* [Set exercise]: Start at the line containing "Clone this chart" and stop at the line containing "wRow18, wRow145, wRow118];"; copy those lines exactly, both ends included, and no others.

----

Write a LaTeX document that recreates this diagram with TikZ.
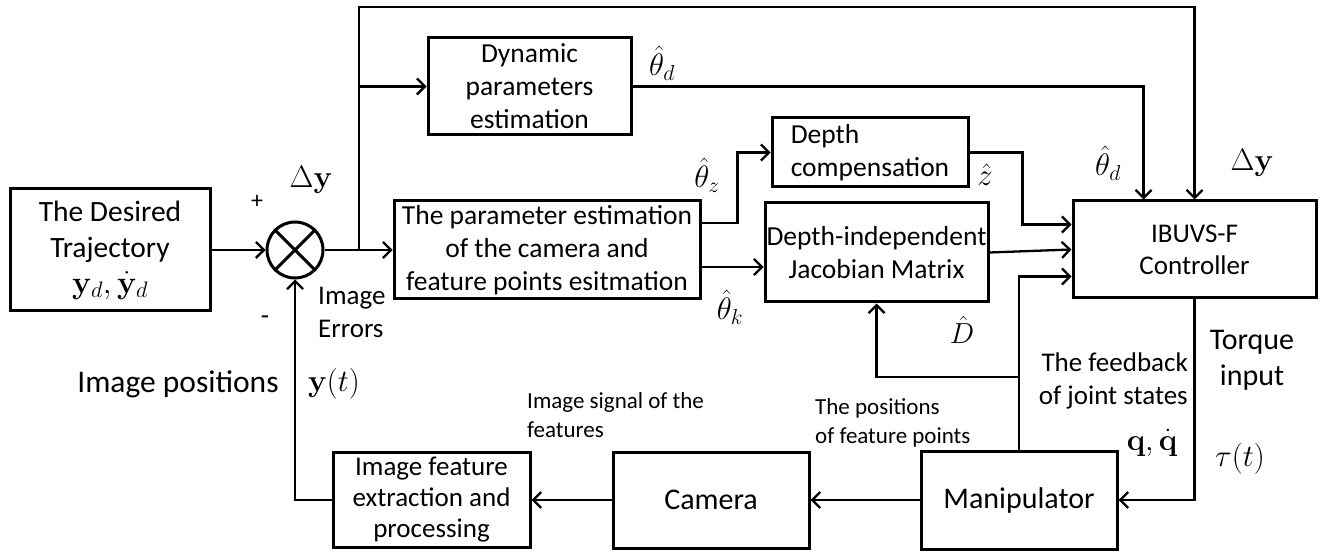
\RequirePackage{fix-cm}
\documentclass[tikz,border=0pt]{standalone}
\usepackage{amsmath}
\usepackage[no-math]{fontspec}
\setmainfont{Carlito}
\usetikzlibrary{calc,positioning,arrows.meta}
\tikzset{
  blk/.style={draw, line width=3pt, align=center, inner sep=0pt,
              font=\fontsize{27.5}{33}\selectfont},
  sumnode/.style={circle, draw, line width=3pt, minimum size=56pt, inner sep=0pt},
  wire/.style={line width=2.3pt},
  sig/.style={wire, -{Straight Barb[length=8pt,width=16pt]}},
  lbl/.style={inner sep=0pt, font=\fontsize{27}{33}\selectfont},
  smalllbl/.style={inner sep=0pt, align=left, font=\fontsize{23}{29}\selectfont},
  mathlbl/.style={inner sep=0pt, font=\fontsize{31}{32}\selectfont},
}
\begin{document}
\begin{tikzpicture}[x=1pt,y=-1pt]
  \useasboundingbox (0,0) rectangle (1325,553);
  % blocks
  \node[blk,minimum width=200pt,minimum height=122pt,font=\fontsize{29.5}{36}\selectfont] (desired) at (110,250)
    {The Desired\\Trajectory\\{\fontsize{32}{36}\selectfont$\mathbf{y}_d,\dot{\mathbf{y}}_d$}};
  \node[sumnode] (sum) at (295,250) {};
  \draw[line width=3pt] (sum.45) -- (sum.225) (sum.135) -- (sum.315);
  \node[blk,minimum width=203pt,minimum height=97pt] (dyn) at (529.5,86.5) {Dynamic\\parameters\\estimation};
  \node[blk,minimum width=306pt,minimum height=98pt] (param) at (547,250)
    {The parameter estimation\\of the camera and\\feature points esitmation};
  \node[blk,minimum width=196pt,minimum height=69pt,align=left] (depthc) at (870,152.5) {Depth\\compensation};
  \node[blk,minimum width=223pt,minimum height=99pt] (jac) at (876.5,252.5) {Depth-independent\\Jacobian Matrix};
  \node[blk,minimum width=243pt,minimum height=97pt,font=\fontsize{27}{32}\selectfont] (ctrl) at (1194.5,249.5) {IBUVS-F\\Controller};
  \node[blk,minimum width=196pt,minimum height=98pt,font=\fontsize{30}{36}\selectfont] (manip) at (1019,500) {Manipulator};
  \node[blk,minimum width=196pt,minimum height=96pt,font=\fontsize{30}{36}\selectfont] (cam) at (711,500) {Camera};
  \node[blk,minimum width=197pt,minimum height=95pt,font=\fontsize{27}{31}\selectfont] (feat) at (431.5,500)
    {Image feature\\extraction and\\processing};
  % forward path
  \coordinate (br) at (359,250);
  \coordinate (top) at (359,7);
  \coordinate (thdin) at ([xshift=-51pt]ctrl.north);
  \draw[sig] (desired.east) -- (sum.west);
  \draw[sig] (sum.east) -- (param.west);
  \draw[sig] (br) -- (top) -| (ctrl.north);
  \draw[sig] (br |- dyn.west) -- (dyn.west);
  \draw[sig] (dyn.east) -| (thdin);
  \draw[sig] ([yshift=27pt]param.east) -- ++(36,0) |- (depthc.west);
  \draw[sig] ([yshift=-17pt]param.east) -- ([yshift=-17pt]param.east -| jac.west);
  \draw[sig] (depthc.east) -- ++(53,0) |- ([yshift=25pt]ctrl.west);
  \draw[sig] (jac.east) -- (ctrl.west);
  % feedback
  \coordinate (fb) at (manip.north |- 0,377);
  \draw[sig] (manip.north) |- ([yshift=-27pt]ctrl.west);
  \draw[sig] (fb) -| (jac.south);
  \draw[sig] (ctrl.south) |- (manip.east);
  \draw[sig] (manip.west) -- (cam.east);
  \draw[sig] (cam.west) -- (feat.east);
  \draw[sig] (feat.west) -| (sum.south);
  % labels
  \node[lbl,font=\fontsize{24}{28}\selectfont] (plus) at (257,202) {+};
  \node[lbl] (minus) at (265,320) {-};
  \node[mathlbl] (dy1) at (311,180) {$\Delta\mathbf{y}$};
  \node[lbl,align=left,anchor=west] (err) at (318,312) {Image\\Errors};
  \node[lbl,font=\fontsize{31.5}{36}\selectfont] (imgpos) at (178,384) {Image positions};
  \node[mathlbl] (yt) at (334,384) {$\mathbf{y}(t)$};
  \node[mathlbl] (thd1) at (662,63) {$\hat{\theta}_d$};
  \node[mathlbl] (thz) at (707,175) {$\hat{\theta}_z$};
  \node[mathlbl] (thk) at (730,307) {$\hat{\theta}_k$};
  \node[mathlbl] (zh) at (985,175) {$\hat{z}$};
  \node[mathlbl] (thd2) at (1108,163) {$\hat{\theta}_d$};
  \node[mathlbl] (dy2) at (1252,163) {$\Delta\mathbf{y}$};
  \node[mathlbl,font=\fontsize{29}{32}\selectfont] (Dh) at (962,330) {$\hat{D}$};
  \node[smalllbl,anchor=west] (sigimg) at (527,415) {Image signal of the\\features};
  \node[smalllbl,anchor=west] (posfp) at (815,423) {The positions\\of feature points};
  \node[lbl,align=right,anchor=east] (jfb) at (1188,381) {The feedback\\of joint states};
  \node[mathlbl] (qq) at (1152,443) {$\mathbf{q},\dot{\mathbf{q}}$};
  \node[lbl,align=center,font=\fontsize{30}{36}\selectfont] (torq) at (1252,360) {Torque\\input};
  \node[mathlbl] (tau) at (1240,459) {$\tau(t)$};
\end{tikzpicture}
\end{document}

----

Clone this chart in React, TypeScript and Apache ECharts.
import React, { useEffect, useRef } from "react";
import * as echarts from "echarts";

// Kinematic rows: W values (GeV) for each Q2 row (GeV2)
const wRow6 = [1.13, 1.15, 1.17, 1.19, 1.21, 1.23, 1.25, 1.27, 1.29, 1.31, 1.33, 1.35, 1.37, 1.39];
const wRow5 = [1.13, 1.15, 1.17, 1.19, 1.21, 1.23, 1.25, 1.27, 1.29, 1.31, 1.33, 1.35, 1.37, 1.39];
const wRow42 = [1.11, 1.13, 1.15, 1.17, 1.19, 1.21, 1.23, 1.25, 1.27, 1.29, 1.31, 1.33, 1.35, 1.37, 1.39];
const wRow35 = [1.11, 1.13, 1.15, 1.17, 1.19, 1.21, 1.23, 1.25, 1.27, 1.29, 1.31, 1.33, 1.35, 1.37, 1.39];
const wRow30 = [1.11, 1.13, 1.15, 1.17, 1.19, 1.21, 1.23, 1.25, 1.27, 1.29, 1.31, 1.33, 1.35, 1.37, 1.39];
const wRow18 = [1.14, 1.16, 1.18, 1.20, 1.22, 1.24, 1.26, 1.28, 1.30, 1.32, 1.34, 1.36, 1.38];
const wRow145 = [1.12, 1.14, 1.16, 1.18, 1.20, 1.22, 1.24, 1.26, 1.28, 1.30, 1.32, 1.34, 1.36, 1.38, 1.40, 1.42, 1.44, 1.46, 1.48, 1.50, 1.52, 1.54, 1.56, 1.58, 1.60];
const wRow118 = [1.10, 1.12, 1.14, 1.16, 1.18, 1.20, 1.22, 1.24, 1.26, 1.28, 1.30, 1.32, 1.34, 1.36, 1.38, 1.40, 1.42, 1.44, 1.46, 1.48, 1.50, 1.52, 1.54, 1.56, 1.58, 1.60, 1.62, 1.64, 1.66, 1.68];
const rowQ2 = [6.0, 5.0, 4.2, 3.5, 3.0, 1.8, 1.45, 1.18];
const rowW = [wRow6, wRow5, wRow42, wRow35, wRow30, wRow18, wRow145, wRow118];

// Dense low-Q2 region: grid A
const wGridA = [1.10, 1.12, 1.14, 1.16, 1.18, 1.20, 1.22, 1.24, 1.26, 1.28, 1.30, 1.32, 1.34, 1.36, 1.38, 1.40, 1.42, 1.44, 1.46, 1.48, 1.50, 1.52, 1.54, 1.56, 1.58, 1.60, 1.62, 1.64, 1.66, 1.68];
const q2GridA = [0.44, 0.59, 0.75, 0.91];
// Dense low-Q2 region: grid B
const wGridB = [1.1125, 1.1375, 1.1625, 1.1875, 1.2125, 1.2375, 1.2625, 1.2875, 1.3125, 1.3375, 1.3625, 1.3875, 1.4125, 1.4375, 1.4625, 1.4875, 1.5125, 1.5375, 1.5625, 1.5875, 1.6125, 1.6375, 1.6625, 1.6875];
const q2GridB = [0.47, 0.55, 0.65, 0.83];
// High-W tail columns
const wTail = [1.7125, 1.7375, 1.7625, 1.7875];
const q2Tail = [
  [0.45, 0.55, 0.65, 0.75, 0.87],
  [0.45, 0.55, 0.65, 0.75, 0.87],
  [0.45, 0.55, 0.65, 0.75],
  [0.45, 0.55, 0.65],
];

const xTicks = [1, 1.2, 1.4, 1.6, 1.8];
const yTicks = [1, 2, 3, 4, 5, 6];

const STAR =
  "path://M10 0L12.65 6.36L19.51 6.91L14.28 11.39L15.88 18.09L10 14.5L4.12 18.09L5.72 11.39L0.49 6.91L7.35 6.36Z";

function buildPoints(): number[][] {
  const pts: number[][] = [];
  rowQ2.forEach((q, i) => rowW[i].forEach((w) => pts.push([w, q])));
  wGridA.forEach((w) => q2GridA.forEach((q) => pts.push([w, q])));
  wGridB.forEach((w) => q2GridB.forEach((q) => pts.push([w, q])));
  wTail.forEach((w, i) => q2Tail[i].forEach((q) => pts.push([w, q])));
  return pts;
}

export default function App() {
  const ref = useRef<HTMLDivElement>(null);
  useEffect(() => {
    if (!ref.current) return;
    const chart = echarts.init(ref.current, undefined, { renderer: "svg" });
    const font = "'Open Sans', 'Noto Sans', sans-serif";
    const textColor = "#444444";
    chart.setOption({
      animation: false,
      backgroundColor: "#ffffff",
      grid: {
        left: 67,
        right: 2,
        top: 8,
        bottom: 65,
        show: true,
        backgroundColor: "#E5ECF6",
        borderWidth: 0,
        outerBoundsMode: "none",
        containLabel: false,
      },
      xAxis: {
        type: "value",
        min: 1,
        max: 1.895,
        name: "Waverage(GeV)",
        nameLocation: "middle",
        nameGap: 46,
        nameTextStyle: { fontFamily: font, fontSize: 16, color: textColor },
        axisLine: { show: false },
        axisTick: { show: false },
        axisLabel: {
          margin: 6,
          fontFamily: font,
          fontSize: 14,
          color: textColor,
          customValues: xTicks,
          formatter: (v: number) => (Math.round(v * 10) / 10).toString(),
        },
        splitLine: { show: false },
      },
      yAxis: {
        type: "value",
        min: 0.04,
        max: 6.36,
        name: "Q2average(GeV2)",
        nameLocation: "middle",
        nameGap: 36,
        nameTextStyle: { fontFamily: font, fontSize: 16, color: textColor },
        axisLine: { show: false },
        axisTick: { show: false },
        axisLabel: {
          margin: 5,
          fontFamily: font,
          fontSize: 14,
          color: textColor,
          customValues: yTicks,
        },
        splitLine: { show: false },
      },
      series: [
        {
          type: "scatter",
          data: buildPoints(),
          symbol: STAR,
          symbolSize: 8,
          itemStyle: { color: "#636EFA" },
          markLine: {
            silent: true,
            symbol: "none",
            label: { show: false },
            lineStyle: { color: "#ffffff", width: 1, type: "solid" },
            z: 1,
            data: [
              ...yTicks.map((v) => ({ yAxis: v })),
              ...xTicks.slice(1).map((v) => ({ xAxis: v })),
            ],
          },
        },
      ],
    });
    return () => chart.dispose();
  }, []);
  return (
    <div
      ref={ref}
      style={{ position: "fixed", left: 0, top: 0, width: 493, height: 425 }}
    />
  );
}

----

* [Task answer]:
Clone this chart in React, TypeScript and Apache ECharts.
import React, { useEffect, useRef } from "react";
import * as echarts from "echarts";

// Kinematic rows: W values (GeV) for each Q2 row (GeV2)
const wRow6 = [1.13, 1.15, 1.17, 1.19, 1.21, 1.23, 1.25, 1.27, 1.29, 1.31, 1.33, 1.35, 1.37, 1.39];
const wRow5 = [1.13, 1.15, 1.17, 1.19, 1.21, 1.23, 1.25, 1.27, 1.29, 1.31, 1.33, 1.35, 1.37, 1.39];
const wRow42 = [1.11, 1.13, 1.15, 1.17, 1.19, 1.21, 1.23, 1.25, 1.27, 1.29, 1.31, 1.33, 1.35, 1.37, 1.39];
const wRow35 = [1.11, 1.13, 1.15, 1.17, 1.19, 1.21, 1.23, 1.25, 1.27, 1.29, 1.31, 1.33, 1.35, 1.37, 1.39];
const wRow30 = [1.11, 1.13, 1.15, 1.17, 1.19, 1.21, 1.23, 1.25, 1.27, 1.29, 1.31, 1.33, 1.35, 1.37, 1.39];
const wRow18 = [1.14, 1.16, 1.18, 1.20, 1.22, 1.24, 1.26, 1.28, 1.30, 1.32, 1.34, 1.36, 1.38];
const wRow145 = [1.12, 1.14, 1.16, 1.18, 1.20, 1.22, 1.24, 1.26, 1.28, 1.30, 1.32, 1.34, 1.36, 1.38, 1.40, 1.42, 1.44, 1.46, 1.48, 1.50, 1.52, 1.54, 1.56, 1.58, 1.60];
const wRow118 = [1.10, 1.12, 1.14, 1.16, 1.18, 1.20, 1.22, 1.24, 1.26, 1.28, 1.30, 1.32, 1.34, 1.36, 1.38, 1.40, 1.42, 1.44, 1.46, 1.48, 1.50, 1.52, 1.54, 1.56, 1.58, 1.60, 1.62, 1.64, 1.66, 1.68];
const rowQ2 = [6.0, 5.0, 4.2, 3.5, 3.0, 1.8, 1.45, 1.18];
const rowW = [wRow6, wRow5, wRow42, wRow35, wRow30, wRow18, wRow145, wRow118];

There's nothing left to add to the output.